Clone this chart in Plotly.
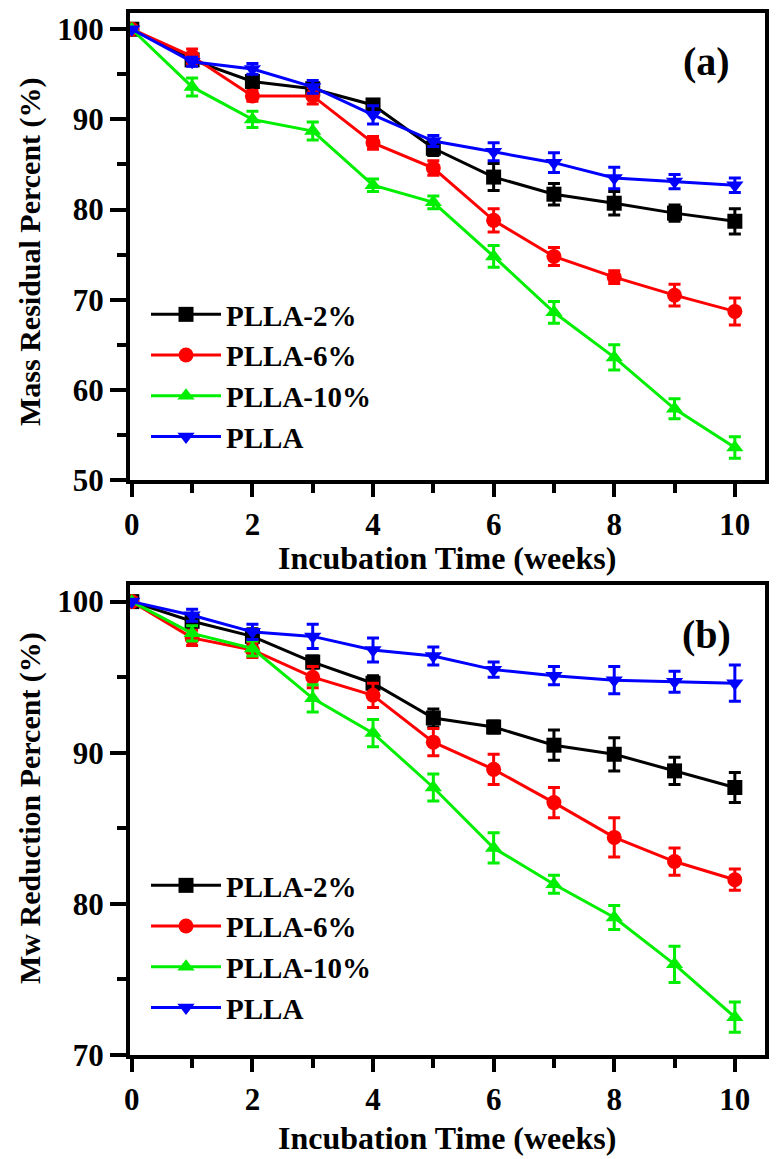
import plotly.graph_objects as go

weeks = [0, 1, 2, 3, 4, 5, 6, 7, 8, 9, 10]
names = ["PLLA-2%", "PLLA-6%", "PLLA-10%", "PLLA"]

# (a) mass residual percent
mass_2 = [100, 96.6, 94.2, 93.4, 91.6, 86.8, 83.6, 81.7, 80.7, 79.6, 78.7]
mass_6 = [100, 97.0, 92.6, 92.6, 87.4, 84.6, 78.8, 74.8, 72.5, 70.5, 68.7]
mass_10 = [100, 93.6, 90.0, 88.7, 82.7, 80.8, 74.8, 68.6, 63.6, 57.9, 53.6]
mass_0 = [100, 96.4, 95.6, 93.6, 90.5, 87.6, 86.4, 85.2, 83.5, 83.1, 82.7]
mass_2_err = [0, 0.5, 0.6, 0.5, 0.6, 0.8, 1.5, 1.2, 1.3, 0.9, 1.4]
mass_6_err = [0, 0.8, 0.6, 0.9, 0.7, 0.8, 1.3, 1.0, 0.7, 1.2, 1.5]
mass_10_err = [0, 1.0, 0.9, 1.0, 0.7, 0.7, 1.2, 1.2, 1.4, 1.1, 1.2]
mass_0_err = [0, 0.5, 0.6, 0.7, 1.0, 0.6, 1.0, 1.1, 1.2, 0.8, 0.8]

# (b) Mw reduction percent
mw_2 = [100, 98.7, 97.7, 96.0, 94.6, 92.3, 91.7, 90.5, 89.9, 88.8, 87.7]
mw_6 = [100, 97.6, 96.8, 95.0, 93.8, 90.7, 88.9, 86.7, 84.4, 82.8, 81.6]
mw_10 = [100, 97.9, 96.9, 93.6, 91.3, 87.7, 83.7, 81.3, 79.1, 76.0, 72.5]
mw_0 = [100, 99.1, 98.0, 97.7, 96.8, 96.4, 95.5, 95.1, 94.8, 94.7, 94.6]
mw_2_err = [0, 0.4, 0.5, 0.4, 0.5, 0.6, 0.4, 1.0, 1.1, 0.9, 1.0]
mw_6_err = [0, 0.5, 0.5, 0.7, 0.8, 0.9, 1.0, 1.0, 1.3, 0.9, 0.7]
mw_10_err = [0, 0.5, 0.5, 0.9, 0.9, 0.9, 1.0, 0.6, 0.8, 1.2, 1.0]
mw_0_err = [0, 0.4, 0.5, 0.8, 0.8, 0.6, 0.5, 0.6, 0.9, 0.7, 1.2]

colors = ["#000000", "#ff0000", "#00ee00", "#0000ff"]
symbols = ["square", "circle", "triangle-up", "triangle-down"]

FONT = "Liberation Serif"
# page body has an 8px margin, so the figure is a bit smaller than the window
OFF = 8
W = 779 - OFF
H = 1159 - OFF


def sx(px):
    return (px - OFF) / W


def sy(py):
    return 1 - (py - OFF) / H


fig = go.Figure()

top = [(mass_2, mass_2_err), (mass_6, mass_6_err), (mass_10, mass_10_err), (mass_0, mass_0_err)]
bottom = [(mw_2, mw_2_err), (mw_6, mw_6_err), (mw_10, mw_10_err), (mw_0, mw_0_err)]

for data, xa, ya, lg in [(top, "x", "y", "legend"), (bottom, "x2", "y2", "legend2")]:
    for i, (vals, err) in enumerate(data):
        fig.add_trace(go.Scatter(
            x=weeks, y=vals, name=names[i], mode="lines+markers",
            line=dict(color=colors[i], width=3),
            marker=dict(symbol=symbols[i], size=15, color=colors[i]),
            error_y=dict(type="data", array=err, color=colors[i], thickness=3, width=6),
            xaxis=xa, yaxis=ya, legend=lg,
        ))

tickfont = dict(family=FONT, size=31, color="black", weight="bold")
minor_tick = dict(ticks="outside", ticklen=9, tickwidth=3.5, tickcolor="black")

common_x = dict(
    range=[-0.03, 10.5], tickvals=[0, 2, 4, 6, 8, 10],
    ticks="outside", ticklen=13, tickwidth=3.5, tickcolor="black", ticklabelstandoff=1,
    minor=dict(minor_tick, tickvals=[1, 3, 5, 7, 9]),
    showline=True, linewidth=4, linecolor="black", mirror=True,
    showgrid=False, zeroline=False, tickfont=tickfont, automargin=False,
    domain=[sx(130), sx(765)],
)
common_y = dict(
    ticks="outside", ticklen=16, tickwidth=3.5, tickcolor="black",
    showline=True, linewidth=4, linecolor="black", mirror=True,
    showgrid=False, zeroline=False, tickfont=tickfont, automargin=False,
)

legend_font = dict(family=FONT, size=29, color="black", weight="bold")
title_font = dict(family=FONT, size=32, color="black", weight="bold")
ytitle_font = dict(family=FONT, size=30, color="black", weight="bold")
label_font = dict(family=FONT, size=40, color="black", weight="bold")

annotations = []
for cy, ycy, text, label, ly in [(558, 252, "Mass Residual Percent (%)", "(a)", 61),
                                 (1138, 808, "Mw Reduction Percent (%)", "(b)", 634)]:
    annotations.append(dict(text="Incubation Time (weeks)", x=sx(447), y=sy(cy),
                            xanchor="center", yanchor="middle",
                            xref="paper", yref="paper", showarrow=False, font=title_font))
    annotations.append(dict(text=text, x=sx(30), y=sy(ycy), textangle=-90,
                            xanchor="center", yanchor="middle",
                            xref="paper", yref="paper", showarrow=False, font=ytitle_font))
    annotations.append(dict(text=label, x=sx(706), y=sy(ly), xanchor="center", yanchor="middle",
                            xref="paper", yref="paper", showarrow=False, font=label_font))

fig.update_layout(
    width=W, height=H,
    margin=dict(l=0, r=0, t=0, b=0),
    plot_bgcolor="white", paper_bgcolor="white",
    font=dict(family=FONT, color="black"),
    xaxis=dict(common_x, anchor="y"),
    yaxis=dict(common_y, anchor="x", range=[50, 101.8], tickvals=[50, 60, 70, 80, 90, 100],
               minor=dict(minor_tick, tickvals=[55, 65, 75, 85, 95]),
               domain=[sy(480), sy(13)]),
    xaxis2=dict(common_x, anchor="y2"),
    yaxis2=dict(common_y, anchor="x2", range=[70, 101.1], tickvals=[70, 80, 90, 100],
                minor=dict(minor_tick, tickvals=[75, 85, 95]),
                domain=[sy(1055), sy(585)]),
    legend=dict(x=sx(146), y=sy(289), xanchor="left", yanchor="top",
                font=legend_font, bgcolor="rgba(0,0,0,0)", tracegroupgap=0, itemwidth=70),
    legend2=dict(x=sx(146), y=sy(860), xanchor="left", yanchor="top",
                 font=legend_font, bgcolor="rgba(0,0,0,0)", tracegroupgap=0, itemwidth=70),
    annotations=annotations,
)

fig.write_html("out.html")
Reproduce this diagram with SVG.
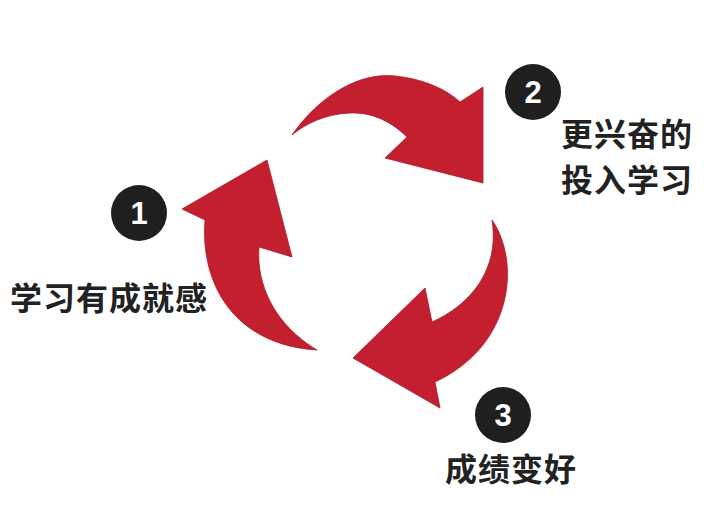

## EXERCISE GOAL
Restate the data word for word from its first line through the line with "1.2, 0.8, 0.8]", leaving out any picture along the way.

## RESULT
Clone this chart in Plotly.
import plotly.graph_objects as go

weeks = [0, 1, 2, 3, 4, 5, 6, 7, 8, 9, 10]
names = ["PLLA-2%", "PLLA-6%", "PLLA-10%", "PLLA"]

# (a) mass residual percent
mass_2 = [100, 96.6, 94.2, 93.4, 91.6, 86.8, 83.6, 81.7, 80.7, 79.6, 78.7]
mass_6 = [100, 97.0, 92.6, 92.6, 87.4, 84.6, 78.8, 74.8, 72.5, 70.5, 68.7]
mass_10 = [100, 93.6, 90.0, 88.7, 82.7, 80.8, 74.8, 68.6, 63.6, 57.9, 53.6]
mass_0 = [100, 96.4, 95.6, 93.6, 90.5, 87.6, 86.4, 85.2, 83.5, 83.1, 82.7]
mass_2_err = [0, 0.5, 0.6, 0.5, 0.6, 0.8, 1.5, 1.2, 1.3, 0.9, 1.4]
mass_6_err = [0, 0.8, 0.6, 0.9, 0.7, 0.8, 1.3, 1.0, 0.7, 1.2, 1.5]
mass_10_err = [0, 1.0, 0.9, 1.0, 0.7, 0.7, 1.2, 1.2, 1.4, 1.1, 1.2]
mass_0_err = [0, 0.5, 0.6, 0.7, 1.0, 0.6, 1.0, 1.1, 1.2, 0.8, 0.8]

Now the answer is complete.